В 19 лет легко вписываешься в самые крутые ошеломительные повороты жизни. Уж тем более, когда за таким поворотом маячила свобода, ее обетованная неисхоженная земля. Я несколько дольше, чем полагалось бы интеллигентному подростку, задержался в советской, пусть и смягченной, ортодоксии, зато внутренний разрыв с ней был резок и непримирим. Я пребывал в состоянии внутреннего бунта против режима, который каждый день заставлял меня жить в его поддельной реальности, лез в глаза и уши красными полотнищами, «пайковыми речами» и идеологическими предметами в школе и в вузе, но главное, тем всеобщим притворством, которое, как я не без оснований опасался, было уготовано и мне. И потом, притягательность иного мира, потребность вырваться из пятнадцатиметрового пространства в коммуналке, где я с трех лет жил в одной комнате с мамой и бабушкой, желание брошенного когда-то сына из второстепенного отпрыска стать полноценным и навсегда остаться с отцом… Словом, я очень даже согласен. О том, что я единственный ребенок у матери, пусть даже с ней и не было отношений очень уж близких, а по ней мое бегство должно было нанести непоправимый удар, не говоря уж о любимой и престижной работе преподавателя французского языка в МГИМО, которой она должна была лишиться, оставшись ни с чем, – об этом по эгоцентризму юности как-то не очень думалось. Лишь позднее я осознал, что даже подобное намерение было уже греховным, но тогда я был юн и дик и не приучен мыслить подобными категориями.
Я собрал положенные характеристики (профком, партком, местком), и почему-то по тогдашней наивности был уверен, что меня из уважения к отцу отпустят, хотя никто из моих знакомых за границу не ездил, прошений не подавал и о том не помышлял, потому и отказов не было. И вот, вскипая глупыми мечтами, я отдал все собранные мной бумажки с печатями отцу, а он должен был представить их куда следует. Ожидание было долгим, длилось целое лето и сопровождалось беседами с отцом наедине, в которых обговаривалось наше будущее. Отец обещал определить меня учиться в Оксфорд, совершенно непонятно, на какие средства, вообще средства для жизни должны были родиться сами от себя, от славы, от шума, от ненаписанных статей на русском, британцу чужом, языке, от преподавания, которое отнюдь не было отцу гарантировано. Но о таких вещах, несмотря на то, что, крутясь в идеологической машине, отец, как и все, утверждал, что там, на циничном Западе, мир вращается по законам чистогана, он теперь почему-то не вспоминал.

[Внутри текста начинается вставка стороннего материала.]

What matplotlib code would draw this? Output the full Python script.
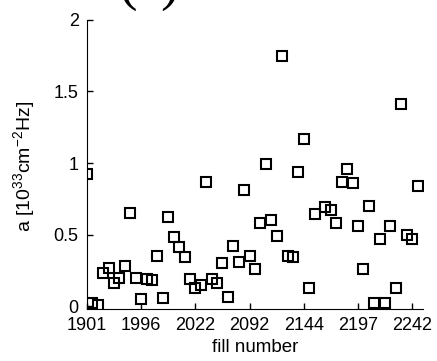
import numpy as np
import matplotlib.pyplot as plt

plt.rcParams['font.family'] = ['Liberation Sans', 'DejaVu Sans']
plt.rcParams['mathtext.default'] = 'regular'

# fill numbers shown as tick labels (every 10th fill)
tick_labels = ['1901', '1996', '2022', '2092', '2144', '2197', '2242']

# a [1e33 cm^-2 Hz] per fill, in fill order (nan = missing)
a_vals = [0.92, 0.023, 0.007, 0.23, 0.27, 0.16, 0.20, 0.28, 0.65, 0.20,
          0.047, 0.19, 0.18, 0.35, 0.058, 0.62, 0.48, 0.41, 0.34, 0.19,
          0.13, 0.145, 0.87, 0.19, 0.16, 0.30, 0.065, 0.42, 0.31, 0.81,
          0.35, 0.26, 0.58, 0.99, 0.60, 0.49, 1.75, 0.35, 0.34, 0.94,
          1.17, 0.13, 0.645, np.nan, 0.69, 0.67, 0.58, 0.87, 0.955, 0.86,
          0.56, 0.26, 0.70, 0.023, 0.47, 0.02, 0.56, 0.13, 1.41, 0.50,
          0.47, 0.84]

idx = np.arange(len(a_vals))

fig = plt.figure(figsize=(4.37, 3.61), dpi=100)
ax = fig.add_axes([0.199, 0.144, 0.769, 0.801])

ax.plot(idx, a_vals, 's', ms=7.2, mfc='none', mec='black', mew=1.5)

ax.set_xlim(0, 62)
ax.set_ylim(-0.02, 2)
ax.set_xticks(np.arange(0, 61, 10))
ax.set_xticklabels(tick_labels)
ax.set_yticks([0, 0.5, 1, 1.5, 2])
ax.set_yticklabels(['0', '0.5', '1', '1.5', '2'])

for s in ['top', 'right']:
    ax.spines[s].set_visible(False)
ax.tick_params(direction='in', length=4, width=1, labelsize=13, pad=6)

ax.set_xlabel('fill number', fontsize=13.5, labelpad=3)
ax.set_ylabel('a [10$^{33}$cm$^{-2}$Hz]', fontsize=14)
ax.yaxis.set_label_coords(-0.15, 0.495)

# remains of the panel title, cut off at the top edge
fig.text(0.341, 1.004, '(c)', fontsize=40, family='Liberation Serif',
         ha='center', va='baseline')

fig.savefig('out.png', dpi=100)
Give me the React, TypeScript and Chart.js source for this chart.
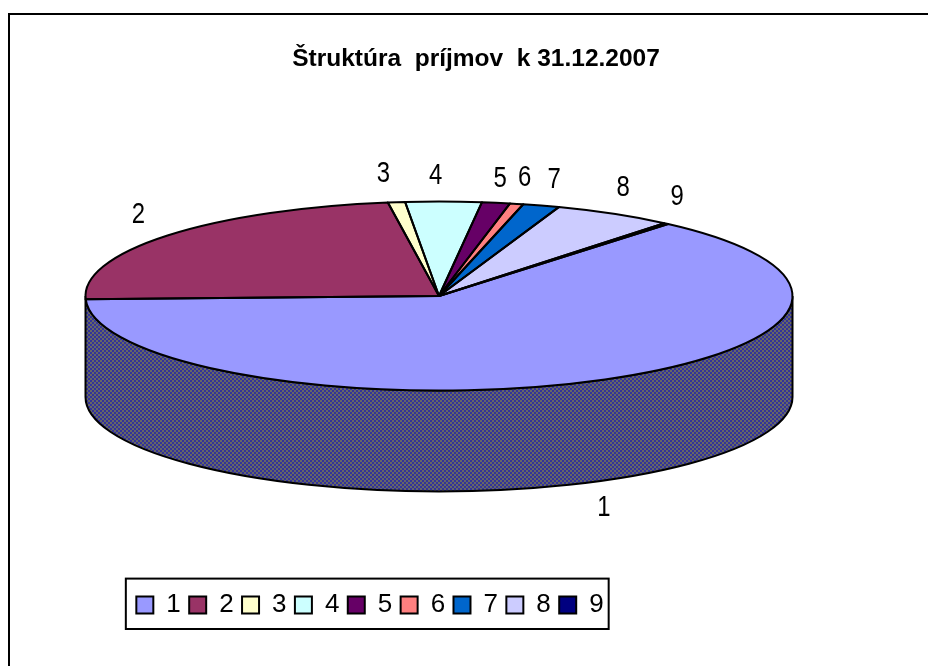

Постепенно, однако, безумие этого проекта стало доходить и до него. Он состоял тогда в третьем, счастливом, браке, у него, помимо меня, был прелестный белокурый сын-подросток Саша, тринадцати лет, плюс больной старший сын – он умрет на следующий год, но тогда ему надо было постоянно помогать, – у него был обжитой и уютный дом, положение в литературе, устойчивое место в жизни, частью которого была та самая комфортная и бесплатная больница, где происходил наш разговор, наконец, «его» лес за забором дачи, пусть не своей, литфондовской, но данной пожизненно. И еще нужно было выбросить то самое Завтра, о котором, наверное, искренне он писал в письме Шагинян, ибо в английских землях никакого такого Завтра не обитало, лишь дома, хоть и поизносилось, все еще плавало в тогдашнем хрущевском воздухе. Отдать все это за порыв, за прыжок в никуда, за минутное удовольствие скандала, за проект начать все с нуля под 70 лет, не зная даже языка страны, где эта новая жизнь должна была начаться? В сентябре или в октябре того же 1962-го года отец сообщил мне, что разрешение на отъезд дали, но только ему одному, а мне – нет. Была даже причина отказа, хотя что-либо кому-либо объяснять не входило в обязанности учреждения: студенту в учебное время полагается, видите ли, учиться, а не разъезжать по Англиям. Один, сказал мне отец, он тоже не поедет.